Жан-Луи не стал спрашивать его: выздоровеет от чего? (Он знал, что ему следовало бы спросить: выздоровеет от чего?) И удивился, что существует на свете столько молодых и симпатичных людей, как Ив, которым любовь приносит лишь страдания. Для них любовь неизменно сопряжена с мучительной игрой воображения. Но Жану-Луи она представлялась вещью самой что ни на есть простой, самой легкой... Ах, если бы только он не выбрал Бога! Он глубоко дорожил Мадлен и каждое воскресенье причащался, но уже два раза - сначала со служащей в конторе, затем с подругой своей жены - он заметил сигнал, на который уже почти готов был ответить... Ему пришлось много молиться; он вовсе не был уверен в том, что не согрешил желанием, потому что не понимал, как отличить соблазн от желания? Держа за руку своего брата, он с грустным удивлением вглядывался при свете ночной лампы в такое горестное выражение на его лице, плотно сжатые губы, все эти свидетельства усталости и истощения.

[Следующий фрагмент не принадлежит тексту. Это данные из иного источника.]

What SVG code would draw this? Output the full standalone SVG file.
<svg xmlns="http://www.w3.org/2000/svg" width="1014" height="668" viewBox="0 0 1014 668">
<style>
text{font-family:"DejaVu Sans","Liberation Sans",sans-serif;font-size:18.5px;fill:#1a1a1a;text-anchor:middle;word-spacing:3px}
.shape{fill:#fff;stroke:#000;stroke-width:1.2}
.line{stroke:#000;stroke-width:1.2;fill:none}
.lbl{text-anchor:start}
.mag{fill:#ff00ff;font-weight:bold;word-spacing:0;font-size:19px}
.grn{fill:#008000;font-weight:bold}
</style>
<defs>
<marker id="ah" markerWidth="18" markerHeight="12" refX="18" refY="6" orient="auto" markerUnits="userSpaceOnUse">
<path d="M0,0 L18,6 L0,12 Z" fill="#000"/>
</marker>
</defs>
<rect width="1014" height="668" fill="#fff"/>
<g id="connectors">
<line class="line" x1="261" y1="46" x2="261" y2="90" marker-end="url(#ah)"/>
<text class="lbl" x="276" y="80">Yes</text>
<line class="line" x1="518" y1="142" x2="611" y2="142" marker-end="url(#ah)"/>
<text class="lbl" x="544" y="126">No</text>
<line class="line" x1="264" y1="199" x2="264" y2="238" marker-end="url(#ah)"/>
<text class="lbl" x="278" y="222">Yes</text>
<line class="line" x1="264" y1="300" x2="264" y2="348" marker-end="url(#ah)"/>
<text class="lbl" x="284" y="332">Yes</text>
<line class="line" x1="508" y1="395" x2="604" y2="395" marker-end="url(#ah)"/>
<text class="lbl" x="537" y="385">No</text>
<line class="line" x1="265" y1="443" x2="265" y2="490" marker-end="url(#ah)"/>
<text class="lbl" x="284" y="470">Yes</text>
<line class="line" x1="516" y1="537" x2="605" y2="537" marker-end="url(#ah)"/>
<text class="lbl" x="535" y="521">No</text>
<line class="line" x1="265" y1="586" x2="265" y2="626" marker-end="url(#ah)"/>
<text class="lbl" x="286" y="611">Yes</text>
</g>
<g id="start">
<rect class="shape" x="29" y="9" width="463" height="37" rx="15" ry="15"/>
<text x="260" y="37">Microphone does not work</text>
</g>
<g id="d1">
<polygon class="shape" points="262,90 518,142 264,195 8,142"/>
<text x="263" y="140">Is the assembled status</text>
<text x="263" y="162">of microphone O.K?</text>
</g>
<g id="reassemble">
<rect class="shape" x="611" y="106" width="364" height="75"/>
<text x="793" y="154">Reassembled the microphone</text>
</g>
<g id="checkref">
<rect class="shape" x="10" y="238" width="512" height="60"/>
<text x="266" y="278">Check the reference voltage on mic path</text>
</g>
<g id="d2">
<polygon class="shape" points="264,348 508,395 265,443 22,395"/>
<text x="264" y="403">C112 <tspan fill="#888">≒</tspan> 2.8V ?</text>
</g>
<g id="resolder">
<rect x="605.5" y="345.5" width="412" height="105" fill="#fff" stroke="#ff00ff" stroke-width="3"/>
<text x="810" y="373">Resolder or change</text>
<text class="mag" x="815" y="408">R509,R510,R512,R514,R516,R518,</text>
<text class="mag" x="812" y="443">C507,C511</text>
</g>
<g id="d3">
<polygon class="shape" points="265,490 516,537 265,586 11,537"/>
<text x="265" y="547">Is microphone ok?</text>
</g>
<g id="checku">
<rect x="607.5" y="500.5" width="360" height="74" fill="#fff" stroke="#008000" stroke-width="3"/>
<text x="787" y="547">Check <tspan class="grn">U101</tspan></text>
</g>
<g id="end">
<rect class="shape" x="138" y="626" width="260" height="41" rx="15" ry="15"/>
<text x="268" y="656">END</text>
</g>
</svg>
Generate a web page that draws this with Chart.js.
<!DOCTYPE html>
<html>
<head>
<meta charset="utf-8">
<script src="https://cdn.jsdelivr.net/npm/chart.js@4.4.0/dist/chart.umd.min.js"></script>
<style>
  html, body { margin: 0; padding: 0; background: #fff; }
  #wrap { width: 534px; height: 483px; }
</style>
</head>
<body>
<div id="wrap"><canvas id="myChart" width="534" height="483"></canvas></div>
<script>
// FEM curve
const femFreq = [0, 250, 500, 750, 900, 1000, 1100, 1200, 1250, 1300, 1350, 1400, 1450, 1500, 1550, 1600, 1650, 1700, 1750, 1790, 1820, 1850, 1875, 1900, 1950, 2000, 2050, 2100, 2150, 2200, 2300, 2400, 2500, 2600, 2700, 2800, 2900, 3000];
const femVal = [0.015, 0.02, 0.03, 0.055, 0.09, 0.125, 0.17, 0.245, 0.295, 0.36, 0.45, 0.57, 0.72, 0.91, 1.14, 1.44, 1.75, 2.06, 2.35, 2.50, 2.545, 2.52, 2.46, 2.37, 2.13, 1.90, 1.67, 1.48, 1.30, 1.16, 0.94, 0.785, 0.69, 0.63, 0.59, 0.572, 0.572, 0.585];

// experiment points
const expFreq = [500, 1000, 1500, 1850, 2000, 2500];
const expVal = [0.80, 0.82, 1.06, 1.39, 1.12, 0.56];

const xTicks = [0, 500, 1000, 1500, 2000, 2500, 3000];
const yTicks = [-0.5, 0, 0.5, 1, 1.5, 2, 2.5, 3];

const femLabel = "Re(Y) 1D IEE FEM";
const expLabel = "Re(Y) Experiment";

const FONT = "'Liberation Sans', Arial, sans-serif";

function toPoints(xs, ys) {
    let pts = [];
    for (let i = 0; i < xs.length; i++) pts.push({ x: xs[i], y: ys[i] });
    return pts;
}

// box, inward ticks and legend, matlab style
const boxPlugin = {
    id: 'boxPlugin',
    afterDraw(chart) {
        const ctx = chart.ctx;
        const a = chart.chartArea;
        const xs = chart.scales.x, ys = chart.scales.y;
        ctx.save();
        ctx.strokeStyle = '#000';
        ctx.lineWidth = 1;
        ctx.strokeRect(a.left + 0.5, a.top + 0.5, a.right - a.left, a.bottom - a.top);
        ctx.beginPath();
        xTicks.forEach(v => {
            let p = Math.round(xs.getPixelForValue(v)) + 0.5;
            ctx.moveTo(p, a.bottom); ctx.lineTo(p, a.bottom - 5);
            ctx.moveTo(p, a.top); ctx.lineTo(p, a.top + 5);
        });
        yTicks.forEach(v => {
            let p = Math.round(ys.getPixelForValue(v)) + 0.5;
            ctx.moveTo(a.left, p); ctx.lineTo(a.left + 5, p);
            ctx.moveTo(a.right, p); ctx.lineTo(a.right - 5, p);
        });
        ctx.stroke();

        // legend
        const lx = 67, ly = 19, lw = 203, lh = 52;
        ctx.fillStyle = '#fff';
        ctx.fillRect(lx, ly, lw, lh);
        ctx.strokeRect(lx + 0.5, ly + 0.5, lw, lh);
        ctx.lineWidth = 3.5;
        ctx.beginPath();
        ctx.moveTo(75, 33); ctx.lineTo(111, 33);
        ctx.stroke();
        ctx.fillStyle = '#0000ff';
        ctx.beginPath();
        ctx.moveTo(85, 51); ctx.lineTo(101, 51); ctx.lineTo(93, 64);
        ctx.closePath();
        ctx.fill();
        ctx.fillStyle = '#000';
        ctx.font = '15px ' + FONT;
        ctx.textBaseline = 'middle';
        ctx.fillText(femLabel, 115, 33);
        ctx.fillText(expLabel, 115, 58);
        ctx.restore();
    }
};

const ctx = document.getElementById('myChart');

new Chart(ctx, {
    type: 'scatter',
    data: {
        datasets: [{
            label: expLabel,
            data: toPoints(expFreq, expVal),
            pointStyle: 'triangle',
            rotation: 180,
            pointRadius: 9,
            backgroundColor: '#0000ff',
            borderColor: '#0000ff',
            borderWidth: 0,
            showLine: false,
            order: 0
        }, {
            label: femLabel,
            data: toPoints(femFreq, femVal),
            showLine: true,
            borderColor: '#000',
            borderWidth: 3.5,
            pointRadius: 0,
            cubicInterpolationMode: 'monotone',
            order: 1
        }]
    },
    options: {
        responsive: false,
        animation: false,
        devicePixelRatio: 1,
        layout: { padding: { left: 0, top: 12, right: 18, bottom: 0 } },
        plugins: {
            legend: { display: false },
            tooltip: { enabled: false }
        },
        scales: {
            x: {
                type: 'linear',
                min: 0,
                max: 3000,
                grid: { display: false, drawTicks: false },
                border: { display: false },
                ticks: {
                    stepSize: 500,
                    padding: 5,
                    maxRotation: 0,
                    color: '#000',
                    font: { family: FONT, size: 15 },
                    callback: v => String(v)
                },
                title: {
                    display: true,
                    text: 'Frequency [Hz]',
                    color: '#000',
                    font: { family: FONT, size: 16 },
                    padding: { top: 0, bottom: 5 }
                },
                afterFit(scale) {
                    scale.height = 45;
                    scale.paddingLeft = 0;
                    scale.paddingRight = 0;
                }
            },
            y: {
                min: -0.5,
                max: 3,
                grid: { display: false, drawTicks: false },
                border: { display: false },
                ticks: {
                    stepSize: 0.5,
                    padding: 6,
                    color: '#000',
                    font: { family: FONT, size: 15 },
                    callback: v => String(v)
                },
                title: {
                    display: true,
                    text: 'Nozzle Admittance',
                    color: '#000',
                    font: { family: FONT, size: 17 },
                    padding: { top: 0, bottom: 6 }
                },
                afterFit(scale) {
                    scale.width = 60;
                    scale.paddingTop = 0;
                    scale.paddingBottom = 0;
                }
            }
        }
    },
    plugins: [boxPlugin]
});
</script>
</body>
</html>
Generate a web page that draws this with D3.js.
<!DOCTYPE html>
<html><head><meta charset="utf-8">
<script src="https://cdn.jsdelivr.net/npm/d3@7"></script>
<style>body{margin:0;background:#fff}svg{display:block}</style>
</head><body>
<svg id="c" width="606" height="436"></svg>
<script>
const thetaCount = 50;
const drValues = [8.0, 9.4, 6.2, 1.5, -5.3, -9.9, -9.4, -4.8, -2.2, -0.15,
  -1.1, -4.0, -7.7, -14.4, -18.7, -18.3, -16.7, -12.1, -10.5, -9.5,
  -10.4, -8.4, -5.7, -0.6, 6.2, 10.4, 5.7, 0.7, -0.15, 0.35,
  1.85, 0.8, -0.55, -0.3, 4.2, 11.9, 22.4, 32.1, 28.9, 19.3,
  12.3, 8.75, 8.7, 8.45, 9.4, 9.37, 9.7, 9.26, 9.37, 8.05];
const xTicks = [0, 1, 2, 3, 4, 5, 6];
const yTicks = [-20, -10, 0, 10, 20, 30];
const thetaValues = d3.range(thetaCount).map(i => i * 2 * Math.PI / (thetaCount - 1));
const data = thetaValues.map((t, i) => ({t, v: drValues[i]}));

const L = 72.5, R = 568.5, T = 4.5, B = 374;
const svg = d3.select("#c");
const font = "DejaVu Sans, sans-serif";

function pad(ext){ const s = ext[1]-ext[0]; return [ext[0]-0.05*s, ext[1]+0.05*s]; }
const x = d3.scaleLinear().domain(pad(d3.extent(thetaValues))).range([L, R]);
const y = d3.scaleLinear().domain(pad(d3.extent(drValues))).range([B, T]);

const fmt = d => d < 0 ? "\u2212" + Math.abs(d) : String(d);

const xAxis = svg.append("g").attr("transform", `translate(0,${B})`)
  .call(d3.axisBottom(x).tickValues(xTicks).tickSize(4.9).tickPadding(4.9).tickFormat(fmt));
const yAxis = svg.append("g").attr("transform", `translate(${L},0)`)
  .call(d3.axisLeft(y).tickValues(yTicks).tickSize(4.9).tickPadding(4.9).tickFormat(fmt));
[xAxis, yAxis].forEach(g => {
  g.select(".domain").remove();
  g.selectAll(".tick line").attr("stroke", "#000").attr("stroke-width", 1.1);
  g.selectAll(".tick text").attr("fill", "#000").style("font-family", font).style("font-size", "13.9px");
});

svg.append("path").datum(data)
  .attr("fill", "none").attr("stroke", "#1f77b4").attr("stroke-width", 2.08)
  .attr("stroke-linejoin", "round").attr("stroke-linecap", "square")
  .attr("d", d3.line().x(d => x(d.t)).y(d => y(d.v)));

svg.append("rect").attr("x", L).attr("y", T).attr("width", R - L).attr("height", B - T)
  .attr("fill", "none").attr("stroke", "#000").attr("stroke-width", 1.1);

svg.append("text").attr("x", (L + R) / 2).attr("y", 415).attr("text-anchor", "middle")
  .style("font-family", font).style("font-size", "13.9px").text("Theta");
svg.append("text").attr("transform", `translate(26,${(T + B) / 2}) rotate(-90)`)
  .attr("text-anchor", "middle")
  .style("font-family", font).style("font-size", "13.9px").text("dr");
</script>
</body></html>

Возможно, Ив был бы счастлив, если бы Жан-Луи все-таки задал ему этот вопрос; но разделявшая их стыдливость была невероятно сильна. Жан-Луи хотел было сказать ему: "Твое произведение..." Но этим вопросом он рисковал ранить его. Впрочем, он смутно чувствовал, что это произведение, если ему суждено быть дописанным до конца, оказалось бы всего лишь отражением его отчаяния. Он наизусть знал то стихотворение, в котором Ив, будучи еще почти ребенком, рассказывал: чтобы вырвать его из объятий тишины, ему, так же как и соснам Буриде, необходимо, чтобы налетели западные ветра, разразилась бы необузданная буря.

А еще Жан-Луи хотел ему сказать: "Домашний очаг... жена... другие дети Фронтенак..." Но особенно он хотел поговорить с ним о Боге. Но не осмелился.